There are eight E1 receivers in the chip, and 14 registers per E1 receiver. The 4 MSB bits of the register addresses indicate
the E1 channel number (4 MSB bits [from 8 to 15] minus 8 correspond to the E1 channel number: from 0 to 7)
The eight receivers are each capable of generating nine alarm types. Any one of these alarms (if enabled) can cause the
device interrupt pin to become active.
Each E1 receiver alarm has three registers associated with it:
• Interrupt source: This register set will identify the alarm(s) that triggered the interrupt
• Alarm status: This register contains the current status of the alarms.

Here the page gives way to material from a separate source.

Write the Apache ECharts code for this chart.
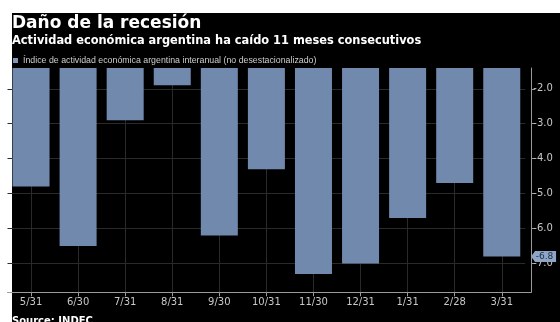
<!DOCTYPE html>
<html>
<head>
<meta charset="utf-8">
<script src="https://cdn.jsdelivr.net/npm/echarts@6/dist/echarts.min.js"></script>
<style>
html, body { margin: 0; padding: 0; background: #fff; }
#chart { width: 560px; height: 322px; }
</style>
</head>
<body>
<div id="chart"></div>
<script>
var categories = ['5/31', '6/30', '7/31', '8/31', '9/30', '10/31', '11/30', '12/31', '1/31', '2/28', '3/31']
var values = [-4.8, -6.5, -2.9, -1.9, -6.2, -4.3, -7.3, -7.0, -5.7, -4.7, -6.8]
var yTicks = [-7, -6, -5, -4, -3, -2]
var seriesName = 'Índice de actividad económica argentina interanual (no desestacionalizado)'
var lastValue = values[values.length - 1]

var font = 'DejaVu Sans'
var gridColor = '#2a2a2a'
var axisColor = '#9a9a9a'
var labelColor = '#c8c8c8'

var option = {
  backgroundColor: '#fff',
  animation: false,
  title: {
    text: 'Daño de la recesión',
    subtext: 'Actividad económica argentina ha caído 11 meses consecutivos',
    left: 12,
    top: 15,
    padding: 0,
    itemGap: 4,
    textStyle: { color: '#fff', fontSize: 17, fontWeight: 'bold', fontFamily: font },
    subtextStyle: { color: '#fff', fontSize: 11.4, fontWeight: 'bold', fontFamily: font }
  },
  legend: {
    data: [seriesName],
    left: 13,
    top: 56,
    padding: 0,
    icon: 'rect',
    itemWidth: 5,
    itemHeight: 5,
    itemStyle: { color: '#8296b8' },
    textStyle: { color: '#cfcfcf', fontSize: 8.8, fontFamily: 'Liberation Sans' }
  },
  grid: {
    left: 7.5,
    right: 34.7,
    top: 68,
    bottom: 29.7,
    containLabel: false,
    outerBoundsMode: 'none'
  },
  xAxis: {
    type: 'category',
    data: categories,
    axisLine: { show: true, lineStyle: { color: axisColor } },
    axisTick: { show: true, alignWithLabel: true, length: 4, lineStyle: { color: axisColor } },
    axisLabel: { color: labelColor, fontSize: 10, fontFamily: font, margin: 5 },
    splitLine: { show: true, alignWithLabel: true, lineStyle: { color: gridColor } }
  },
  yAxis: {
    type: 'value',
    position: 'right',
    offset: 6,
    min: -7.825,
    max: -1.405,
    axisLine: { show: true, lineStyle: { color: axisColor } },
    axisTick: { show: true, length: 4, customValues: yTicks, lineStyle: { color: axisColor } },
    axisLabel: {
      color: labelColor,
      fontSize: 10,
      fontFamily: font,
      margin: 2,
      customValues: yTicks,
      formatter: function(v) {
        return v.toFixed(1)
      }
    },
    splitLine: { show: true, lineStyle: { color: gridColor } }
  },
  series: [
    {
      name: seriesName,
      type: 'bar',
      barWidth: 37,
      clip: true,
      itemStyle: { color: '#7189ad' },
      data: values,
      markPoint: {
        symbol: 'path://M0,5 L4,0 L25,0 L25,10 L4,10 Z',
        symbolSize: [25, 11],
        symbolOffset: [41.8, 0],
        itemStyle: { color: '#8fa5c6' },
        label: {
          show: true,
          position: 'inside',
          offset: [1, 0],
          color: '#1c2b45',
          fontSize: 9,
          fontFamily: font,
          formatter: function(p) {
            return p.value.toFixed(1)
          }
        },
        data: [{ coord: [categories[categories.length - 1], lastValue], value: lastValue }]
      }
    }
  ],
  graphic: [
    {
      type: 'rect',
      left: 12,
      top: 13,
      z: -100,
      shape: { width: 548, height: 309 },
      style: { fill: '#000' }
    },
    {
      type: 'line',
      z: 5,
      shape: { x1: 525, y1: 292.5, x2: 531.5, y2: 292.5 },
      style: { stroke: axisColor, lineWidth: 1 }
    },
    {
      type: 'text',
      left: 12,
      top: 316,
      style: { text: 'Source: INDEC', fill: '#fff', font: 'bold 10px "DejaVu Sans"' }
    }
  ]
}

var chart = echarts.init(document.getElementById('chart'))
chart.setOption(option, true)
window.addEventListener('resize', () => {
  chart.resize()
})
</script>
</body>
</html>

When this register is read, the corresponding
interrupts will be cleared
• Interrupt Enable: This register contains the interrupt enables for all alarms
Status alarms will generate an interrupt both when the alarm changes from inactive to active or active to inactive. The over-
flow alarms generate an interrupt when detected.
Updating the status register is controlled with the AlmUpdsbl bit in global register 0FH. When low, the status registers are
updated once every frame, regardless of the interrupt state. When high, status alarm memory updates will be disabled.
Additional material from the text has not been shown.